Love or not

afbeelding van pinda020

ik las dit stukje op het internet en dacht het klopt wel als een bus dus deel ik het met jullie.

What is love? Is it something you can feel? How do people know if they have found the person they could spend the rest of their lives with? It would be easier to know if we've found this person if we could know what love is.

Initially when we meet someone we like there is probably something physical attracting us. We may feel attracted. Then if all goes well - you go out, have a good time, and find you want to spend more time with one another - you may begin to have more feelings for one another. But is this love?

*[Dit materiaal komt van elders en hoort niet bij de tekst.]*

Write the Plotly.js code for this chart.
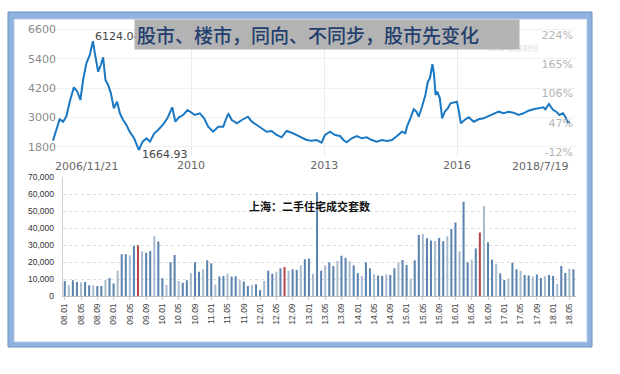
<!DOCTYPE html>
<html>
<head>
<meta charset="utf-8">
<script src="https://cdn.plot.ly/plotly-3.0.1.min.js"></script>
<style>html,body{margin:0;padding:0;background:#fff}#chart{width:620px;height:374px}</style>
</head>
<body>
<div id="chart"></div>
<script>
// ---- Top chart: Shanghai Composite index ----
var stockDates2006_2010 = ['2006-11-21','2006-12-17','2007-01-15','2007-02-13','2007-03-12','2007-04-08','2007-05-12','2007-06-10','2007-07-05','2007-07-27','2007-08-23','2007-09-20','2007-10-16','2007-11-01','2007-11-28','2007-12-20','2008-01-08','2008-01-27','2008-02-18','2008-03-12','2008-04-05','2008-05-02','2008-05-25','2008-06-21','2008-07-18','2008-08-14','2008-09-19','2008-10-28','2008-11-28','2008-12-31','2009-01-28','2009-03-04','2009-04-05','2009-05-16','2009-06-20','2009-07-30','2009-08-25','2009-09-23','2009-10-28','2009-12-03','2009-12-31','2010-02-02','2010-03-14','2010-04-19','2010-05-22','2010-07-02','2010-08-13','2010-09-23','2010-10-29'];
var stockValues2006_2010 = [2050,2484,2922,2824,3057,3643,4233,4053,3713,4532,5216,5556,6124,5625,4872,5146,5461,4532,4327,3987,3373,3643,3168,2894,2689,2414,2144,1665,2005,2144,2005,2349,2484,2717,2963,3414,2824,3004,3098,3303,3193,3098,3168,2963,2619,2414,2619,2619,3098];
var stockDates2010_2014 = ['2010-11-06','2010-12-03','2011-01-14','2011-02-24','2011-04-14','2011-05-17','2011-06-27','2011-08-06','2011-09-16','2011-10-27','2011-12-07','2012-01-17','2012-02-27','2012-04-09','2012-05-20','2012-06-30','2012-08-10','2012-09-20','2012-10-31','2012-12-11','2013-01-08','2013-02-19','2013-04-01','2013-05-12','2013-06-09','2013-07-06','2013-08-16','2013-09-27','2013-11-07','2013-12-18','2014-01-28','2014-03-12','2014-04-21','2014-06-01','2014-07-14','2014-08-24','2014-10-04','2014-11-01'];
var stockValues2010_2014 = [3139,2894,2758,2894,3029,2824,2689,2554,2414,2443,2279,2185,2443,2373,2279,2185,2074,2046,2074,1964,2279,2414,2279,2238,2074,1980,2144,2238,2144,2185,2074,2005,2074,2033,2074,2238,2414,2349];
var stockDates2014_2018 = ['2014-11-14','2014-12-12','2015-01-09','2015-01-31','2015-02-19','2015-03-18','2015-04-15','2015-05-05','2015-05-22','2015-06-12','2015-06-24','2015-07-08','2015-07-22','2015-08-12','2015-08-31','2015-09-22','2015-10-16','2015-11-08','2015-12-05','2015-12-31','2016-01-14','2016-02-01','2016-03-02','2016-04-06','2016-05-17','2016-06-26','2016-08-06','2016-09-16','2016-10-28','2016-12-08','2017-01-18','2017-02-28','2017-04-10','2017-05-21','2017-07-01','2017-08-11','2017-09-21','2017-11-01','2017-12-12','2017-12-28','2018-01-26','2018-03-02','2018-03-28','2018-04-22','2018-05-22','2018-06-10','2018-07-01','2018-07-19'];
var stockValues2014_2018 = [2619,2963,3332,3234,3029,3438,3918,4462,4601,5178,4806,3918,4053,3783,2963,3234,3373,3578,3602,3643,3303,2758,2894,3004,2824,2922,2963,3057,3139,3234,3168,3234,3193,3098,3168,3275,3332,3373,3414,3332,3549,3303,3234,3098,3168,3029,2783,2824];

var leftTicks = [1800, 3000, 4200, 5400, 6600];
var rightTicks = [-12, 47, 106, 165, 224];
var yearTickDates = ['2010-01-01', '2013-01-01', '2016-01-01'];
var yearTickText = ['2010', '2013', '2016'];

// ---- Bottom chart: Shanghai second-hand housing deals per month ----
var deals2008 = [8800, 6300, 9200, 8200, 8000, 8200, 6300, 6300, 5900, 5900, 9400, 10600];
var deals2009 = [7400, 14900, 24500, 24500, 23900, 29600, 29800, 26300, 25500, 26500, 35100, 32000];
var deals2010 = [10400, 6500, 19800, 24100, 8800, 7800, 9200, 13600, 19800, 14300, 15700, 21000];
var deals2011 = [19200, 6700, 11400, 11800, 13100, 11400, 11600, 9200, 8600, 5900, 6500, 6900];
var deals2012 = [3500, 8800, 14900, 13100, 14300, 16300, 17100, 14900, 15700, 15300, 18000, 21600];
var deals2013 = [22000, 13100, 61000, 14900, 18000, 19800, 17600, 20600, 23700, 22400, 20400, 18000];
var deals2014 = [13500, 11800, 19800, 16300, 12700, 12000, 11800, 12700, 12400, 16300, 19800, 21200];
var deals2015 = [18200, 10200, 21000, 35900, 36300, 33900, 32700, 32400, 34100, 32200, 35100, 39400];
var deals2016 = [43300, 26300, 55500, 19800, 21400, 28000, 37300, 52900, 31600, 21400, 18800, 13300];
var deals2017 = [9400, 10200, 19600, 15700, 14900, 12400, 12000, 11400, 12700, 10600, 11600, 12400];
var deals2018 = [11800, 7100, 17600, 13500, 16100, 15700];
var dealYears = ['08','09','10','11','12','13','14','15','16','17','18'];
var monthTickLabels = ['08.01','08.05','08.09','09.01','09.05','09.09','10.01','10.05','10.09','11.01','11.05','11.09','12.01','12.05','12.09','13.01','13.05','13.09','14.01','14.05','14.09','15.01','15.05','15.09','16.01','16.05','16.09','17.01','17.05','17.09','18.01','18.05'];
var redMonths = ['09.07', '12.07', '16.07'];

// ---- build ----
var stockDates = stockDates2006_2010.concat(stockDates2010_2014, stockDates2014_2018);
var stockValues = stockValues2006_2010.concat(stockValues2010_2014, stockValues2014_2018);
var dealSets = [deals2008,deals2009,deals2010,deals2011,deals2012,deals2013,deals2014,deals2015,deals2016,deals2017,deals2018];
var months = [], deals = [];
dealSets.forEach(function (arr, yi) {
  arr.forEach(function (v, mi) {
    months.push(dealYears[yi] + '.' + (mi < 9 ? '0' : '') + (mi + 1));
    deals.push(v);
  });
});
var barColors = months.map(function (m, i) {
  if (redMonths.indexOf(m) >= 0) return '#b5474a';
  return (i % 3 === 1) ? '#a9bccf' : '#5a83b0';
});

var W = 620, H = 374;
function px(x) { return x / W; }
function py(y) { return 1 - y / H; }

var tickFontTop = {family: 'DejaVu Sans', size: 11, color: '#8a8a8a'};

var traces = [
  {type: 'scatter', mode: 'lines', x: stockDates, y: stockValues, xaxis: 'x', yaxis: 'y',
   line: {color: '#1b78c2', width: 2}, hoverinfo: 'skip'},
  // invisible helper so the right-hand percentage axis is drawn
  {type: 'scatter', mode: 'markers', x: [stockDates[0]], y: [rightTicks[0]], xaxis: 'x', yaxis: 'y2',
   marker: {opacity: 0, size: 1}, hoverinfo: 'skip'},
  {type: 'bar', x: months, y: deals, xaxis: 'x2', yaxis: 'y3', width: 0.5,
   marker: {color: barColors, line: {width: 0}}, hoverinfo: 'skip'}
];

var layout = {
  width: W, height: H,
  margin: {l: 0, r: 0, t: 0, b: 0},
  paper_bgcolor: '#ffffff', plot_bgcolor: 'rgba(0,0,0,0)',
  showlegend: false,
  xaxis: {domain: [px(48), px(575)], anchor: 'y', type: 'date',
    range: ['2006-10-11', '2018-08-29'], tickvals: yearTickDates, ticktext: yearTickText,
    showgrid: true, gridcolor: '#ebebeb', zeroline: false, showline: false, ticks: '',
    tickfont: {family: 'DejaVu Sans', size: 11, color: '#666'}},
  yaxis: {domain: [py(157), py(25)], anchor: 'free', position: px(56),
    range: [1378, 6785], tickvals: leftTicks, showgrid: true, gridcolor: '#f0f0f0',
    zeroline: false, showline: false, ticks: '', tickfont: tickFontTop},
  yaxis2: {overlaying: 'y', side: 'left', anchor: 'free', position: px(573),
    range: [-22.07, 243.7], tickvals: rightTicks,
    ticktext: rightTicks.map(function (v) { return v + '%'; }),
    showgrid: false, zeroline: false, showline: false, ticks: '',
    tickfont: {family: 'DejaVu Sans', size: 11, color: '#b4b4b4'}},
  xaxis2: {domain: [px(62.7), px(575.5)], anchor: 'y3', type: 'category',
    range: [-0.5, months.length - 0.5], tickmode: 'array', tickvals: monthTickLabels, tickangle: -90,
    showgrid: false, showline: true, linecolor: '#bdbdbd', ticks: 'outside', ticklen: 3,
    tickcolor: '#c8c8c8', tickfont: {family: 'Liberation Sans', size: 8.5, color: '#444'}},
  yaxis3: {domain: [py(296), py(177)], anchor: 'x2', range: [0, 70000],
    tickvals: [0, 10000, 20000, 30000, 40000, 50000, 60000, 70000], tickformat: ',',
    showgrid: true, gridcolor: '#dcdcdc', griddash: 'dot', zeroline: false,
    showline: true, linecolor: '#d0d0d0', ticks: 'outside', ticklen: 6, tickcolor: 'rgba(0,0,0,0)',
    tickfont: {family: 'Liberation Sans', size: 8.5, color: '#333'}},
  shapes: [
    {type: 'rect', xref: 'paper', yref: 'paper', layer: 'below',
     x0: px(8), x1: px(592), y0: py(347), y1: py(12), fillcolor: '#8fb2de', line: {color: '#6f93c4', width: 1}},
    {type: 'rect', xref: 'paper', yref: 'paper', layer: 'below',
     x0: px(14), x1: px(587), y0: py(342), y1: py(19), fillcolor: '#ffffff', line: {color: '#b8cbe6', width: 1}}
  ],
  annotations: [
    {text: '6124.04', xref: 'x', yref: 'paper', x: '2007-10-16', y: py(37), xanchor: 'left', yanchor: 'middle',
     showarrow: false, font: {family: 'DejaVu Sans', size: 11, color: '#444'}},
    {text: '1664.93', xref: 'x', yref: 'paper', x: '2008-10-28', y: py(154), xanchor: 'left', yanchor: 'middle',
     xshift: 1, showarrow: false, font: {family: 'DejaVu Sans', size: 11, color: '#444'}},
    {text: '2006/11/21', xref: 'x', yref: 'paper', x: stockDates[0], y: py(166), xanchor: 'left', yanchor: 'middle',
     showarrow: false, font: {family: 'DejaVu Sans', size: 11, color: '#666'}},
    {text: '2018/7/19', xref: 'x', yref: 'paper', x: stockDates[stockDates.length - 1], y: py(166), xanchor: 'right', yanchor: 'middle',
     showarrow: false, font: {family: 'DejaVu Sans', size: 11, color: '#666'}},
    {text: 'sina 新浪财经', xref: 'paper', yref: 'paper', x: px(486), y: py(49), xanchor: 'left', yanchor: 'middle',
     showarrow: false, font: {family: 'DejaVu Sans', size: 8, color: '#dedede'}},
    {text: '股市、楼市，同向、不同步，股市先变化', xref: 'paper', yref: 'paper', x: px(134), y: py(18.5),
     xanchor: 'left', yanchor: 'top', width: 380, height: 25, align: 'left', valign: 'middle', borderpad: 2,
     bgcolor: '#b3b3b3', showarrow: false, font: {family: 'Noto Sans CJK SC', size: 19, color: '#243f6e', weight: 500}},
    {text: '上海：二手住宅成交套数', xref: 'paper', yref: 'paper', x: px(247), y: py(206), xanchor: 'left', yanchor: 'middle',
     showarrow: false, font: {family: 'Noto Sans CJK SC', size: 11, color: '#111', weight: 'bold'}}
  ]
};

Plotly.newPlot('chart', traces, layout, {displayModeBar: false, staticPlot: true});
</script>
</body>
</html>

Time is the answer to all of these questions and the tester of the relationship.

Keep sex out of the mix. When sex becomes part of the equation things become confusing fairly quickly. Sex is a strong and powerful gift that should only be used in marriage to become more intimate - more intimate than you could without it. Outside of marriage it only serves to destroy any chance of truly knowing if you have love for someone or, if they have love for you.

If your relationship is based on sex you are on an unstable foundation. If your feelings change so will your desire to have sex, so will your so called feelings of love with this person and, the same is true for them. Sex only works if love is the foundation of a marriage relationship.

Feelings change and this makes it an unstable foundation for a relationship as well. A lot of times feelings change when the bliss of sex has worn off or, the things you can't stand about the other person surfaces with more frequency. Sex will cause you to look past the things you can't really live with in another person. And when sex fails to work for you, all you have left are all those things that irritate you about your partner.

So what is love? If you can keep sex from coming into the picture the time you spend together can help you find out if you can love the person you're seeing. You will learn what their values are. You will learn what makes them tick and what drives them. You will find out if you could love them through the time you spend together.

What are the interests you share? What things are you passionate about together? Are there things that get on your nerves - drive you crazy? Can you live with those things? Are you driven by the same things they are driven by? Do all these interests that you both share cause you to draw closer or, do they make you want to spend less time together? If after you have seen all there is to see in a person and you are still drawn then you are ready - Ready for what? -To make a decision.

Love is not a feeling or an attraction. It is a decision. In all the things you learn about one another you must weigh whether or not you can live with those things. Are the traits in this person the traits you are looking for in a mate? Do their flaws turn you off to the point that you will choose not to love at some point? Is there enough in them that you like and admire for you to make a decision to love them for the rest of your life? See, love is a verb. It is an action word. It is something you decide to do. It is something you make a commitment to do in good times and bad. In other words you are deciding after everything that you have seen that you can still love the person inside.

afbeelding van femmie

true

Ben het hier helemaal mee eens! Glimlach

afbeelding van Sharky

True

Hallo allemaal.

Ik ben nieuw, zoals dat heet.

Na 17 jaar samen te zijn geweest met mijn partner, waarvan we de laatste 14 jaar getrouwd zijn geweest, is het doek gevallen en gaan we scheiden.

Ik vraag mij af waarom we van onze ouders en op school enorm veel leren maar nooit leren hoe een "goede" relatie er uit ziet en kan worden opgebouwd. Sex in een relatie kan helemaal verkeerd uitpakken, de een kan het enorm prettig vinden en genieten van de intimiteit (vooral als er verder niet veel tederheid is in de relatie) terwijl de andere partner de sex ziet als een plicht die vervuld moet worden binnen een relatie of huwelijk.
Voor beiden levert dit uiteindelijk problemen op. De partner die het prettig vindt leeft naar de prettige momenten toe, als het dan een keer niet doorgaat levert dit frustraties op maar de partner die het als plicht ziet gaat de sex steeds meer tegenstaan. Als hierover vervolgens niet gesproken kan worden is het einde ban de relatie in zicht.

Het is volgens mij inderdaad beter liefde niet te verwisslen met sex, als de liefde echt wederzijds is, komt de sex vanzelf en van beide kanten.